Thursday, April 21, 2011

The ham sandwich defense

No, really. I had just finished putting a nice outsize slice of Dearborn Bavarian ham* on a sandwich to take in for lunch when I saw the morning's top story. It's a somewhat better story than the hed suggests, which is mostly a design issue; when you paint yourself into a hard-news vertical corner, don't be surprised when you get "Pope still Catholic, Vatican claims." Here's the lede (online version):

In an open letter Wednesday to Pastor Terry Jones, Dearborn Mayor Jack O'Reilly Jr. blasted claims that his city is under Islamic law, noting it has three strip clubs and a factory that makes pork products sitting across the street from a mosque.
 

Pastor Jones, see, is planning to hold a rally outside a Dearborn mosque on Friday to warn the world about creeping Sharia. And what the hed needs is not the "no we aren't" angle, which is head-scratchingly self-evident, but a taste of "what flavor of moron would think we are?" If the letter is strong enough for "blasted," see if it's strong enough for "Dearborn to Florida pastor: Are you nuts?" (The Freep's pretty much a tabloid soul** in a broadsheet body, so a little outrage mixed with ridicule wouldn't be out of order. If you're looking for a hard-news lede for your top 1A news slot, that is.)

The story's more of a thumbsucker, at which it could use a little further work:

From Newt Gingrich to Mike Huckabee to state legislators, a growing number of officials across the country are proclaiming that Dearborn and metro Detroit are under Shari'a law because of the sizable Muslim population. Urged on by an active network of conservative blogs and groups, they are filing lawsuits and legislation against what they perceive as a threat to the U.S.

It's all based on a lie, local officials say -- but one that continues to stick in some minds because of the growing power of social media.


The local situation is a special case of generalized national sharianoia; the loonies proclaiming that Dearborn mourns in lonely exile beneath the Muslim jacksandal aren't necessarily the ones clowning around with the legislative system in Tennessee and Missouri and Oklahoma.
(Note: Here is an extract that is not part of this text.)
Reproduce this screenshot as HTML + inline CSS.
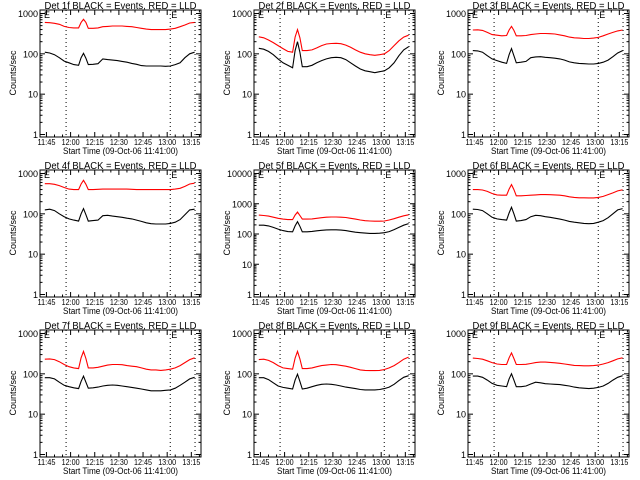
<!DOCTYPE html>
<html><head><meta charset="utf-8"><style>
html,body{margin:0;padding:0;background:#fff;}
svg{display:block;font-family:"Liberation Sans",sans-serif;}
</style></head><body>
<svg id="chart" width="640" height="480" viewBox="0 0 640 480"></svg>
<script>
// minutes since 11:41:00
const times = [3,6,9,12,15,18,21,24,25.5,27,28.5,30,33,36,39,42,45,48,51,54,57,60,63,66,69,72,75,78,81,84,87,90,93,96];
const xTickMinutes = [4,19,34,49,64,79,94];
const xTickLabels = ["11:45","12:00","12:15","12:30","12:45","13:00","13:15"];
const dottedMinutes = [16.2,80.9,96.3];
const detNames = ["1f","2f","3f","4f","5f","6f","7f","8f","9f"];
const yDecades = [3,3,3,3,4,3,3,3,3];
const red1 = [600,590,570,540,480,450,440,440,600,720,600,430,430,440,470,480,490,490,490,480,470,450,430,410,400,400,400,400,410,430,470,520,580,600];
const black1 = [110,105,95,80,66,60,54,52,80,103,78,54,55,57,75,72,70,68,65,62,58,55,51,50,50,50,50,49,50,54,60,80,100,110];
const red2 = [265,250,220,190,160,135,115,110,260,400,250,120,120,125,140,160,175,180,182,178,165,145,125,110,100,95,92,95,100,120,160,210,260,290];
const black2 = [137,130,115,95,75,60,52,45,120,200,110,48,48,52,60,68,75,80,82,80,72,60,50,42,38,36,34,36,38,45,60,90,125,150];
const red3 = [390,395,380,340,300,290,280,285,390,480,380,280,280,285,300,310,320,320,315,310,295,280,260,250,245,240,240,245,255,280,310,340,370,390];
const black3 = [120,118,110,90,75,68,62,58,95,135,90,60,62,65,80,84,85,82,80,78,75,70,63,60,58,57,56,56,58,62,70,85,105,120];
const red4 = [560,560,540,500,450,410,400,400,550,680,540,400,400,405,410,410,410,410,410,410,405,400,400,400,400,400,400,400,400,410,430,480,550,575];
const black4 = [125,130,120,100,85,75,70,66,100,135,95,66,68,70,90,92,88,85,82,78,75,70,65,60,57,56,56,56,58,62,72,95,125,130];
const red5 = [420,410,390,360,330,310,300,300,420,530,410,310,310,315,330,345,360,365,365,360,350,330,310,290,275,268,265,265,270,290,320,360,400,430];
const black5 = [195,195,185,165,145,130,120,118,185,255,180,118,118,122,128,133,137,138,138,135,130,122,115,110,107,105,105,106,110,120,140,165,195,220];
const red6 = [400,400,390,360,320,295,290,290,410,530,400,280,280,285,290,295,300,300,298,295,290,280,265,255,250,250,248,248,255,270,300,330,370,395];
const black6 = [130,128,120,100,82,75,72,70,105,145,100,66,68,72,85,92,90,85,82,78,74,70,65,62,60,58,57,58,62,68,80,100,125,135];
const red7 = [230,235,225,200,170,150,140,135,250,360,240,140,140,145,155,165,170,170,168,160,155,150,140,130,125,125,122,125,130,140,160,190,225,250];
const black7 = [80,80,75,62,52,48,45,43,65,88,62,44,45,47,50,52,53,52,50,48,46,44,42,40,38,38,38,39,40,44,52,62,75,82];
const red8 = [225,230,215,190,160,140,135,130,245,360,235,135,135,140,150,160,165,170,168,162,155,145,135,125,122,120,120,122,128,140,160,190,230,260];
const black8 = [80,80,72,60,50,46,44,42,70,98,65,42,44,48,52,55,56,55,53,50,47,45,43,41,40,40,40,41,43,47,55,68,82,90];
const red9 = [245,240,230,210,190,175,170,170,250,330,240,170,170,172,180,190,195,195,192,188,182,175,168,162,160,158,158,160,165,175,190,210,235,250];
const black9 = [88,88,82,70,58,52,50,48,75,100,70,48,48,50,56,62,60,57,56,55,54,52,50,47,45,44,43,44,46,50,58,70,82,90];
const redSeries = [red1,red2,red3,red4,red5,red6,red7,red8,red9];
const blackSeries = [black1,black2,black3,black4,black5,black6,black7,black8,black9];

const NS = "http://www.w3.org/2000/svg";
const svg = document.getElementById("chart");
function mk(tag, attrs, parent, txt){
  const e = document.createElementNS(NS, tag);
  for (const k in attrs) e.setAttribute(k, attrs[k]);
  if (txt !== undefined) e.textContent = txt;
  parent.appendChild(e);
  return e;
}
for (let p = 0; p < 9; p++) {
  const col = p % 3, row = Math.floor(p / 3);
  const ox = col * 214, oy = row * 160;
  const L = 40 + ox, R = 201 + ox, T = 10 + oy, B = 137 + oy;
  const nd = yDecades[p];
  const yTop = 13.5 + oy, yBot = 134.5 + oy;
  const xs = m => L + m * (R - L) / 100;
  const ys = v => yBot - Math.log10(v) * (yBot - yTop) / nd;
  const g = mk("g", {}, svg);
  
  
  const title = mk("text", {x:(L+R)/2, y:9+oy, "font-size":10, "text-anchor":"middle", textLength:152, lengthAdjust:"spacingAndGlyphs"}, g, "Det " + detNames[p] + " BLACK = Events, RED = LLD");
  
  
  dottedMinutes.forEach(m => {
    const d = mk("line", {x1:xs(m), x2:xs(m), y1:T, y2:B, stroke:"#000", "stroke-width":1, "stroke-dasharray":"1,3"}, g);
    
    
  });
  [2.5, 81.5].forEach(m => {
    const e = mk("text", {x:xs(m), y:T+8, "font-size":9}, g, "E");
    
    
  });
  const mkLine = (arr, color, name) => {
    const pts = arr.map((v, i) => xs(times[i]).toFixed(1) + "," + ys(v).toFixed(1)).join(" ");
    const pl = mk("polyline", {points:pts, fill:"none", stroke:color, "stroke-width":1.1}, g);
    
    
  };
  mkLine(redSeries[p], "#f00", "lld-red-series");
  mkLine(blackSeries[p], "#000", "events-black-series");
  const box = mk("rect", {x:L, y:T, width:R-L, height:B-T, fill:"none", stroke:"#000", "stroke-width":1}, g);
  
  
  for (let d = 0; d <= nd; d++) {
    const y = ys(Math.pow(10, d));
    mk("line", {x1:L, x2:L+5, y1:y, y2:y, stroke:"#000"}, g);
    mk("line", {x1:R, x2:R-5, y1:y, y2:y, stroke:"#000"}, g);
    const lab = mk("text", {x:L-2, y:y+3.5, "font-size":9, "text-anchor":"end"}, g, String(Math.pow(10, d)));
    
    
    if (d < nd) for (let k = 2; k <= 9; k++) {
      const ym = ys(k * Math.pow(10, d));
      mk("line", {x1:L, x2:L+2.5, y1:ym, y2:ym, stroke:"#000"}, g);
      mk("line", {x1:R, x2:R-2.5, y1:ym, y2:ym, stroke:"#000"}, g);
    }
  }
  for (let m = 4; m <= 99; m += 5) {
    const major = ((m - 4) % 15) === 0;
    const len = major ? 5 : 2.5;
    mk("line", {x1:xs(m), x2:xs(m), y1:B, y2:B-len, stroke:"#000"}, g);
    mk("line", {x1:xs(m), x2:xs(m), y1:T, y2:T+len, stroke:"#000"}, g);
  }
  xTickMinutes.forEach((m, i) => {
    const t = mk("text", {x:xs(m), y:145+oy, "font-size":8.5, "text-anchor":"middle", textLength:18, lengthAdjust:"spacingAndGlyphs"}, g, xTickLabels[i]);
    
    
  });
  const xt = mk("text", {x:(L+R)/2, y:154+oy, "font-size":9, "text-anchor":"middle", textLength:115, lengthAdjust:"spacingAndGlyphs"}, g, "Start Time (09-Oct-06 11:41:00)");
  
  
  const yt = mk("text", {x:0, y:0, "font-size":9, "text-anchor":"middle", transform:"translate(" + (16+ox) + "," + (73+oy) + ") rotate(-90)"}, g, "Counts/sec");
  
  
}
</script>
</body></html>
So the story needs to go beyond pinning "based on a lie" to "local officials": not because it isn't a lie, but because the lie is part of a broader paranoid fantasy that goes beyond how many kielbasa plants you can have and still qualify as Sharia-ensnared.

... Muslim Americans say they should not be compared to how Muslims live in foreign countries.

They say they're facing the same accusations that American Catholics faced in the 19th and early 20th centuries when some Protestants feared their influx would lead to Vatican domination.


And, the story could usefully point out, the same sorts of conspiracy theories that have traditionally singled out the Freemasons, the Illuminati and the Jews. Back in the McCarthy days, A.J. Liebling summed it up nicely in reviewing the procedural details of the "Popish plot":

Some were Jesuits, who said they had not plotted. This proved they had, because, the judge reminded the jury, all Catholics were liars; if they were not they would plead guilty. Some denied being Jesuits, which proved they were, because Jesuits were taught to lie.

Plug in a few random transliterations of "taqiyya" copped from professional bedwetters and you essentially have modern right-wing discourse about the Muslim Peril. A newspaper that takes its public service mission seriously could afford to spend a little time sketching out this history on its own. You won a Pulitzer for pointing out that the mayor was lying; is there some reason Terry Jones, Newt Gingrich, Sharron Angle et al are getting a free pass?


* Nom.
** The Charlie Sheen centerpiece cartoon was the highlight of how many consecutive days of 1A coverage?